INSTRUCTIONS TO FOLLOW:
Reproduce the listing exactly and skip over any pictures.

DATA SECTION:

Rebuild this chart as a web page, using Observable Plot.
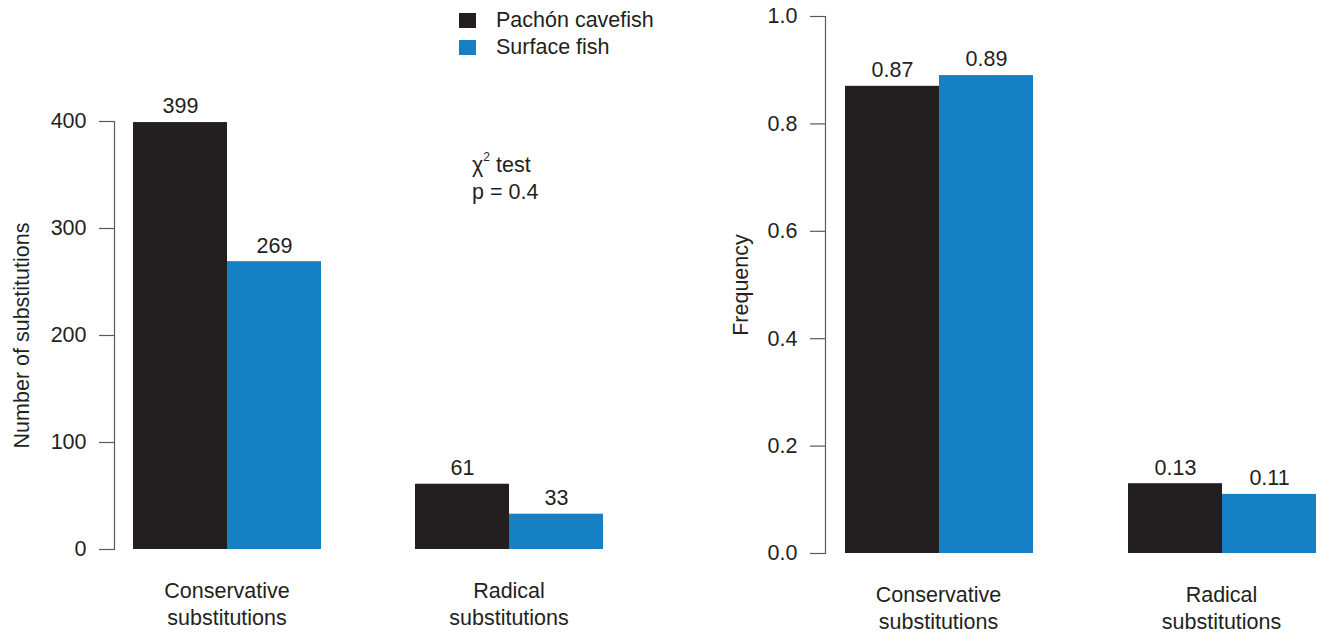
<!DOCTYPE html>
<html>
<head>
<meta charset="utf-8">
<script src="https://cdn.jsdelivr.net/npm/d3@7"></script>
<script src="https://cdn.jsdelivr.net/npm/@observablehq/plot@0.6"></script>
<style>
  html, body { margin: 0; padding: 0; background: #fff; overflow: hidden; }
  #wrap { position: relative; width: 1322px; height: 642px; font-family: "Liberation Sans", Arial, Helvetica, sans-serif; color: #231f20; }
  .panel { position: absolute; top: 0; }
  .legend { position: absolute; left: 459px; top: 7px; font-size: 21.5px; }
  .legend .row { display: flex; align-items: center; height: 27px; }
  .legend .sw { width: 17px; height: 15px; margin-right: 20px; }
  .note { position: absolute; left: 472px; top: 147px; font-size: 21.5px; line-height: 27px; }
  .note sup { font-size: 12px; position: relative; top: -3px; }
</style>
</head>
<body>
<div id="wrap">
  <div id="left" class="panel" style="left:0"></div>
  <div id="right" class="panel" style="left:661px"></div>
  <div class="legend" id="legend"></div>
  <div class="note">χ<sup>2</sup> test<br>p = 0.4</div>
</div>
<script>
// ---- data ----
const categories = ["Conservative\nsubstitutions", "Radical\nsubstitutions"];
const series = ["Pachón cavefish", "Surface fish"];
const seriesColors = ["#231f20", "#1581c4"];
const cavefishCounts = [399, 61];
const surfaceCounts = [269, 33];
const cavefishFreq = [0.87, 0.13];
const surfaceFreq = [0.89, 0.11];
const countTicks = [0, 100, 200, 300, 400];
const freqTicks = [0, 0.2, 0.4, 0.6, 0.8, 1.0];

function rowsOf(a, b) {
  const rows = [];
  categories.forEach((c, i) => {
    rows.push({category: c, series: series[0], value: a[i]});
    rows.push({category: c, series: series[1], value: b[i]});
  });
  return rows;
}
const countRows = rowsOf(cavefishCounts, surfaceCounts);
const freqRows = rowsOf(cavefishFreq, surfaceFreq);

const axisColor = "#5a5a5a";
const font = "'Liberation Sans', Arial, Helvetica, sans-serif";
const FS = 21.5;

function panel({rows, ticks, domain, label, fmt, valFmt, marginLeft, marginRight, marginTop, marginBottom, step, inset, labelOffset, catDy}) {
  return Plot.plot({
    width: 661, height: 642,
    marginLeft, marginRight, marginTop, marginBottom,
    style: {fontFamily: font, fontSize: FS + "px", color: "#231f20", background: "transparent", overflow: "visible"},
    fx: {domain: categories, paddingInner: 75 / step, paddingOuter: 0, axis: null, label: null},
    x: {domain: series, padding: 0, insetLeft: inset, axis: null},
    y: {domain, axis: null},
    color: {domain: series, range: seriesColors},
    marks: [
      Plot.frame({anchor: "left", facetAnchor: "left", stroke: axisColor, strokeWidth: 1.2}),
      Plot.axisY({ticks, tickFormat: fmt, tickSize: 15, tickPadding: 13, fontSize: FS, stroke: axisColor, strokeWidth: 1.2,
        label, labelAnchor: "center", labelOffset, labelArrow: "none"}),
      Plot.barY(rows, {fx: "category", x: "series", y: "value", fill: "series"}),
      Plot.text(rows, {fx: "category", x: "series", y: "value", text: d => valFmt(d.value), dy: -16, lineAnchor: "middle", fontSize: FS, fill: "#231f20"}),
      Plot.text(categories, {fx: d => d, text: d => d, frameAnchor: "bottom", lineAnchor: "top", dy: catDy, dx: 9, fontSize: FS, lineHeight: 1.26, fill: "#231f20"})
    ]
  });
}

document.getElementById("left").append(panel({
  rows: countRows, ticks: countTicks, domain: [0, 400], label: "Number of substitutions",
  fmt: d3.format("d"), valFmt: d => String(d),
  marginLeft: 114, marginRight: 58, marginTop: 121, marginBottom: 93, step: 282, inset: 19, labelOffset: 101, catDy: 29
}));
document.getElementById("right").append(panel({
  rows: freqRows, ticks: freqTicks, domain: [0, 1], label: "Frequency",
  fmt: d3.format(".1f"), valFmt: d => d.toFixed(2),
  marginLeft: 164, marginRight: 6, marginTop: 16, marginBottom: 89, step: 283, inset: 20, labelOffset: 93, catDy: 29
}));

const legend = document.getElementById("legend");
series.forEach((s, i) => {
  const row = document.createElement("div");
  row.className = "row";
  const sw = document.createElement("div");
  sw.className = "sw";
  sw.style.background = seriesColors[i];
  const t = document.createElement("span");
  t.textContent = s;
  row.append(sw, t);
  legend.append(row);
});
</script>
</body>
</html>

FINISHED EXERCISE:
Rebuild this chart as a web page, using Observable Plot.
<!DOCTYPE html>
<html>
<head>
<meta charset="utf-8">
<script src="https://cdn.jsdelivr.net/npm/d3@7"></script>
<script src="https://cdn.jsdelivr.net/npm/@observablehq/plot@0.6"></script>
<style>
  html, body { margin: 0; padding: 0; background: #fff; overflow: hidden; }
  #wrap { position: relative; width: 1322px; height: 642px; font-family: "Liberation Sans", Arial, Helvetica, sans-serif; color: #231f20; }
  .panel { position: absolute; top: 0; }
  .legend { position: absolute; left: 459px; top: 7px; font-size: 21.5px; }
  .legend .row { display: flex; align-items: center; height: 27px; }
  .legend .sw { width: 17px; height: 15px; margin-right: 20px; }
  .note { position: absolute; left: 472px; top: 147px; font-size: 21.5px; line-height: 27px; }
  .note sup { font-size: 12px; position: relative; top: -3px; }
</style>
</head>
<body>
<div id="wrap">
  <div id="left" class="panel" style="left:0"></div>
  <div id="right" class="panel" style="left:661px"></div>
  <div class="legend" id="legend"></div>
  <div class="note">χ<sup>2</sup> test<br>p = 0.4</div>
</div>
<script>
// ---- data ----
const categories = ["Conservative\nsubstitutions", "Radical\nsubstitutions"];
const series = ["Pachón cavefish", "Surface fish"];
const seriesColors = ["#231f20", "#1581c4"];
const cavefishCounts = [399, 61];
const surfaceCounts = [269, 33];
const cavefishFreq = [0.87, 0.13];
const surfaceFreq = [0.89, 0.11];
const countTicks = [0, 100, 200, 300, 400];
const freqTicks = [0, 0.2, 0.4, 0.6, 0.8, 1.0];

function rowsOf(a, b) {
  const rows = [];
  categories.forEach((c, i) => {
    rows.push({category: c, series: series[0], value: a[i]});
    rows.push({category: c, series: series[1], value: b[i]});
  });
  return rows;
}
const countRows = rowsOf(cavefishCounts, surfaceCounts);
const freqRows = rowsOf(cavefishFreq, surfaceFreq);

const axisColor = "#5a5a5a";
const font = "'Liberation Sans', Arial, Helvetica, sans-serif";
const FS = 21.5;

function panel({rows, ticks, domain, label, fmt, valFmt, marginLeft, marginRight, marginTop, marginBottom, step, inset, labelOffset, catDy}) {
  return Plot.plot({
    width: 661, height: 642,
    marginLeft, marginRight, marginTop, marginBottom,
    style: {fontFamily: font, fontSize: FS + "px", color: "#231f20", background: "transparent", overflow: "visible"},
    fx: {domain: categories, paddingInner: 75 / step, paddingOuter: 0, axis: null, label: null},
    x: {domain: series, padding: 0, insetLeft: inset, axis: null},
    y: {domain, axis: null},
    color: {domain: series, range: seriesColors},
    marks: [
      Plot.frame({anchor: "left", facetAnchor: "left", stroke: axisColor, strokeWidth: 1.2}),
      Plot.axisY({ticks, tickFormat: fmt, tickSize: 15, tickPadding: 13, fontSize: FS, stroke: axisColor, strokeWidth: 1.2,
        label, labelAnchor: "center", labelOffset, labelArrow: "none"}),
      Plot.barY(rows, {fx: "category", x: "series", y: "value", fill: "series"}),
      Plot.text(rows, {fx: "category", x: "series", y: "value", text: d => valFmt(d.value), dy: -16, lineAnchor: "middle", fontSize: FS, fill: "#231f20"}),
      Plot.text(categories, {fx: d => d, text: d => d, frameAnchor: "bottom", lineAnchor: "top", dy: catDy, dx: 9, fontSize: FS, lineHeight: 1.26, fill: "#231f20"})
    ]
  });
}

document.getElementById("left").append(panel({
  rows: countRows, ticks: countTicks, domain: [0, 400], label: "Number of substitutions",
  fmt: d3.format("d"), valFmt: d => String(d),
  marginLeft: 114, marginRight: 58, marginTop: 121, marginBottom: 93, step: 282, inset: 19, labelOffset: 101, catDy: 29
}));
document.getElementById("right").append(panel({
  rows: freqRows, ticks: freqTicks, domain: [0, 1], label: "Frequency",
  fmt: d3.format(".1f"), valFmt: d => d.toFixed(2),
  marginLeft: 164, marginRight: 6, marginTop: 16, marginBottom: 89, step: 283, inset: 20, labelOffset: 93, catDy: 29
}));

const legend = document.getElementById("legend");
series.forEach((s, i) => {
  const row = document.createElement("div");
  row.className = "row";
  const sw = document.createElement("div");
  sw.className = "sw";
  sw.style.background = seriesColors[i];
  const t = document.createElement("span");
  t.textContent = s;
  row.append(sw, t);
  legend.append(row);
});
</script>
</body>
</html>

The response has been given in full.